Matthew 5:38-48 — The Lord’s teaching in this passage continues to intensify, as He systematically sets out to disabuse his disciples of the notion that their righteousness is to be found in obedience to the Law.  Rather, their salvation is found in relationship to him, the one who has already made them blessed (5:1-12), salt and light (13-16).  This is not because of their personal righteousness, but rather that they have received their righteousness in Jesus’ coming to perfectly and completely fulfill the Law, from the most obvious maxims to the tiniest nuances (5:17-20).  The Law is not disbanded in Jesus but fulfilled.  In that fulfillment, those in Christ are pronounced righteous not because they reject the Law but because they are free to embrace the Law not as their master and source of condemnation, but in joyful response to being declared righteous.  Of course the righteous will obey the law!  And when we fail, as we must fail until we are perfected in Christ’s return, we are forgiven and judged by grace, not by the Law.

Today’s verses focus on our response to others.  If verses 21-37 could broadly be described as how we choose to act towards others, regardless of their actions towards us, verses 38-48 deal with how we respond to the behavior of others.  What is our due when we are clearly wronged?  What do we strive for in our relationships?   Preservation of pride?  Keeping face?  Making sure that all things are even-steven?  Or is there a greater goal towards which the righteous and blessed in Christ persevere? 

The teachers of the Law (in Jesus’ day and our own) have come to stress the rights we are entitled to  when we are wronged.  Reasonable compensation when we are injured.  But this is not ultimately the concern of salt and light.  Salt and light have no need of pride of place in the world’s order.  There is no compensation that can compare to the righteousness received freely in Christ.  So we are freed from thinking in such narrow and often vindictive terms.  We are capable of grand and extravagant grace and mercy and love in the face of abuse.  What better witness can we give to the love of Jesus than to reject the world’s affirmations of what matters? 

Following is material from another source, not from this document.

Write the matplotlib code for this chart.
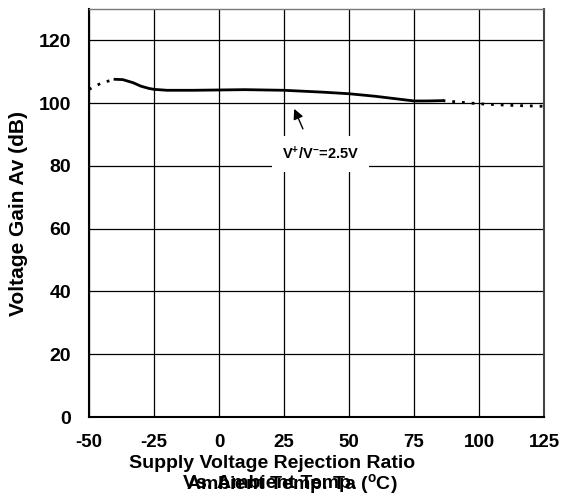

Likewise, worldly wisdom and standards would dictate that even if you were to show such graciousness to your friends, to those like you, to those who agree with you, there is never an expectation of such generosity to those who disagree with you, to those who strive against you, to those who wish you ill.  Be good to your friends if you like, but you are entitled to hate your enemy. 

Not so says Jesus.  Does God only love those like me?  Those who agree with me?  Those who view the world and God the way I do?  Has not God created everyone and everything in creation?  Is there anyone exempt from his love and grace?  How could it be that salt and light would be selective in whom they season, in whom they shine on?  Are not salt and light not needed most where there is no saltiness already?  Where there is nothing but darkness?  Is it not here that salt and light are most profoundly experienced for what they are? 

Once again, the exhortation to perfection in vs. 48 is clear.  This is what is expected of us.  This is also what we are incapable of.  In relationship to Christ we find forgiveness and grace and his righteousness given over to us.  Without relationship to Christ, there is only the perfect and good Law of God showing us how we ought to be, and condemning us for failing to be so.  We either rely on Christ to make us salt and light, or we must perfectly follow every step to making ourselves salt and light—and we must always fail at this if left to our own abilities.  We need a Savior.  We need someone who can fulfill the law on our behalf and share that righteousness with us.  We need not just a wise teacher, we need the Son of God made flesh.  As the season of Epiphany—and Transfiguration Sunday—make clear, this is exactly what we have received in Jesus of Nazareth.  Praise God!